Indonesia cancels Haj pilgrimage, Thais start visiting temples hinh anh 1Taking sample for COVID-19 test - Illustrative image (Source: xinhua/VNA)

Hanoi (VNA) – Indonesia’s Minister of Religious Affairs Fachrul Razi announced on June 2 that the country decided to cancel the 2020 Haj pilgrimage as local Muslims are worried about the spread of the COVID-19 pandemic.

Razi said that this decision was made due to concerns over the novel coronavirus and ongoing travel restrictions.

Each year hundreds of thousands of Indonesians go on the Haj to Saudi Arabia, where Islam's two holiest sites - Mecca and Medina - are located. For many Indonesians, the religious pilgrimage is a once-in-a lifetime event, with the average wait time 20 years due to a quota system.

Saudi Arabian authorities have already said the Haj and Umrah pilgrimages, which attract millions of travellers from around the world, will remain suspended until further notice.

The quota for Indonesian pilgrims this year was 221,000, with more than 90 percent already registered to go, according to the religious affairs ministry website.

Saudi Arabia had recorded 87,142 confirmed COVID-19 cases with 525 deaths as of June 2.

Meanwhile, Thai people start visiting temples again as the mostly Buddhist country is easing coronavirus lockdown.

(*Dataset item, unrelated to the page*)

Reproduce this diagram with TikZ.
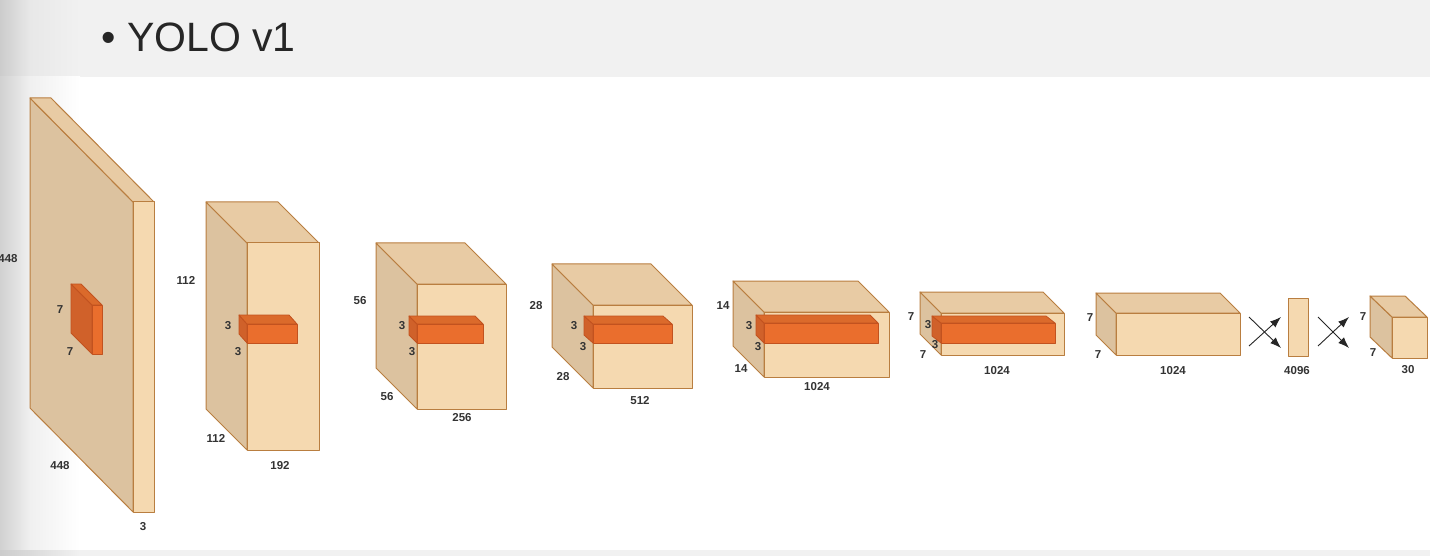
\documentclass[tikz,border=0pt]{standalone}
\usepackage{fontspec}
\setmainfont{Liberation Sans}
\usetikzlibrary{arrows.meta}

\definecolor{bandgray}{HTML}{F1F1F1}
\definecolor{titlegray}{HTML}{262626}
\definecolor{boxfront}{HTML}{F5D9B0}
\definecolor{boxtop}{HTML}{E8CBA4}
\definecolor{boxside}{HTML}{DCC29F}
\definecolor{boxedge}{HTML}{B97E40}
\definecolor{kernfront}{HTML}{EA6E2D}
\definecolor{kerntop}{HTML}{DB6A2B}
\definecolor{kernside}{HTML}{D0612A}
\definecolor{kernedge}{HTML}{C2521F}

% front face at (#2,#3), size #4 x #5, depth offset (#6,#7)
\newcommand{\blockbox}[7]{%
  \filldraw[#1side] (#2,#3) -- ({#2+(#6)},{#3+(#7)}) -- ({#2+(#6)},{#3+#5+(#7)}) -- (#2,{#3+#5}) -- cycle;
  \filldraw[#1top] (#2,#3) -- ({#2+(#6)},{#3+(#7)}) -- ({#2+#4+(#6)},{#3+(#7)}) -- ({#2+#4},#3) -- cycle;
  \filldraw[#1front] (#2,#3) rectangle ++(#4,#5);
}

\begin{document}
\begin{tikzpicture}[x=1pt, y=-1pt, line join=round,
    blockfront/.style={fill=boxfront, draw=boxedge, line width=1pt},
    blocktop/.style={fill=boxtop, draw=boxedge, line width=1pt},
    blockside/.style={fill=boxside, draw=boxedge, line width=1pt},
    kernfront/.style={fill=kernfront, draw=kernedge, line width=0.8pt},
    kerntop/.style={fill=kerntop, draw=kernedge, line width=0.8pt},
    kernside/.style={fill=kernside, draw=kernedge, line width=0.8pt},
    dimlabel/.style={font=\fontsize{11.5}{12}\selectfont\bfseries, text=black!80, inner sep=0pt},
    fcarrow/.style={-{Latex[length=11pt, width=8pt]}, line width=0.9pt, black!85}]
	\useasboundingbox (0,0) rectangle (1430,556);
	% slide background
	\fill[bandgray] (0,0) rectangle (1430,77);
	\fill[white] (0,77) rectangle (1430,550);
	\fill[bandgray] (0,550) rectangle (1430,556);
	\shade[left color=black!20, right color=black!9] (0,0) rectangle (30,77);
	\shade[left color=black!9, right color=bandgray] (30,0) rectangle (80,77);
	\shade[left color=black!18, right color=black!6] (0,77) rectangle (30,550);
	\shade[left color=black!6, right color=white] (30,77) rectangle (80,550);
	\shade[left color=black!20, right color=bandgray] (0,550) rectangle (80,556);
	\node[font=\fontsize{41}{41}\selectfont, text=titlegray, inner sep=0pt, anchor=base west] (bullet) at (101,52) {•};
	\node[font=\fontsize{41}{41}\selectfont, text=titlegray, inner sep=0pt, anchor=base west] (title) at (127,52) {YOLO v1};

	% input 448x448x3
	\blockbox{block}{133}{202}{21}{310}{-103}{-104}
	\blockbox{kern}{92}{305}{10}{49}{-21}{-21}
	\node[dimlabel] (b1h) at (8,259) {448};
	\node[dimlabel] (k1h) at (60,310) {7};
	\node[dimlabel] (k1d) at (70,352) {7};
	\node[dimlabel] (b1d) at (60,466) {448};
	\node[dimlabel] (b1w) at (143,527) {3};

	% 112x112x192
	\blockbox{block}{247}{243}{72}{207}{-41}{-41}
	\blockbox{kern}{247}{324}{50}{19}{-8}{-9}
	\node[dimlabel] (b2h) at (186,280) {112};
	\node[dimlabel] (k2h) at (228,326) {3};
	\node[dimlabel] (k2d) at (238,352) {3};
	\node[dimlabel] (b2d) at (216,438) {112};
	\node[dimlabel] (b2w) at (280,466) {192};

	% 56x56x256
	\blockbox{block}{417}{284}{89}{125}{-41}{-41}
	\blockbox{kern}{417}{324}{66}{19}{-8}{-8}
	\node[dimlabel] (b3h) at (360,301) {56};
	\node[dimlabel] (k3h) at (402,326) {3};
	\node[dimlabel] (k3d) at (412,352) {3};
	\node[dimlabel] (b3d) at (387,397) {56};
	\node[dimlabel] (b3w) at (462,418) {256};

	% 28x28x512
	\blockbox{block}{593}{305}{99}{83}{-41}{-41}
	\blockbox{kern}{593}{324}{79}{19}{-9}{-8}
	\node[dimlabel] (b4h) at (536,306) {28};
	\node[dimlabel] (k4h) at (574,326) {3};
	\node[dimlabel] (k4d) at (583,347) {3};
	\node[dimlabel] (b4d) at (563,377) {28};
	\node[dimlabel] (b4w) at (640,401) {512};

	% 14x14x1024
	\blockbox{block}{764}{312}{125}{65}{-31}{-31}
	\blockbox{kern}{764}{323}{114}{20}{-8}{-8}
	\node[dimlabel] (b5h) at (723,306) {14};
	\node[dimlabel] (k5h) at (749,326) {3};
	\node[dimlabel] (k5d) at (758,347) {3};
	\node[dimlabel] (b5d) at (741,369) {14};
	\node[dimlabel] (b5w) at (817,387) {1024};

	% 7x7x1024
	\blockbox{block}{941}{313}{123}{42}{-21}{-21}
	\blockbox{kern}{941}{323}{114}{20}{-9}{-7}
	\node[dimlabel] (b6h) at (911,317) {7};
	\node[dimlabel] (k6h) at (928,325) {3};
	\node[dimlabel] (k6d) at (935,345) {3};
	\node[dimlabel] (b6d) at (923,355) {7};
	\node[dimlabel] (b6w) at (997,371) {1024};

	% 7x7x1024
	\blockbox{block}{1116}{313}{124}{42}{-20}{-20}
	\node[dimlabel] (b7h) at (1090,318) {7};
	\node[dimlabel] (b7d) at (1098,355) {7};
	\node[dimlabel] (b7w) at (1173,371) {1024};

	% fully connected 4096
	\filldraw[blockfront] (1288,298) rectangle (1308,356);
	\node[dimlabel] (b8w) at (1297,371) {4096};

	% output 7x7x30
	\blockbox{block}{1392}{317}{35}{41}{-22}{-21}
	\node[dimlabel] (b9h) at (1363,317) {7};
	\node[dimlabel] (b9d) at (1373,353) {7};
	\node[dimlabel] (b9w) at (1408,370) {30};

	% full connections
	\coordinate (fa1) at (1249,346);
	\coordinate (fa2) at (1281,317);
	\coordinate (fa3) at (1249,317);
	\coordinate (fa4) at (1281,348);
	\coordinate (fb1) at (1318,346);
	\coordinate (fb2) at (1349,317);
	\coordinate (fb3) at (1318,317);
	\coordinate (fb4) at (1349,348);
	\draw[fcarrow] (fa1) -- (fa2);
	\draw[fcarrow] (fa3) -- (fa4);
	\draw[fcarrow] (fb1) -- (fb2);
	\draw[fcarrow] (fb3) -- (fb4);
\end{tikzpicture}
\end{document}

They are required to take precautions such as wearing masks and getting temperature checks before entering the grounds.

Thailand has so far recorded over 3,000 infections and 58 deaths, but reported no local transmission in the past week, helping accelerate moves to ease restrictions.

Thai authorities had not directly ordered the closure of the country's roughly 40,000 temples due to the pandemic, but many chose to shut or bring in tight restrictions./.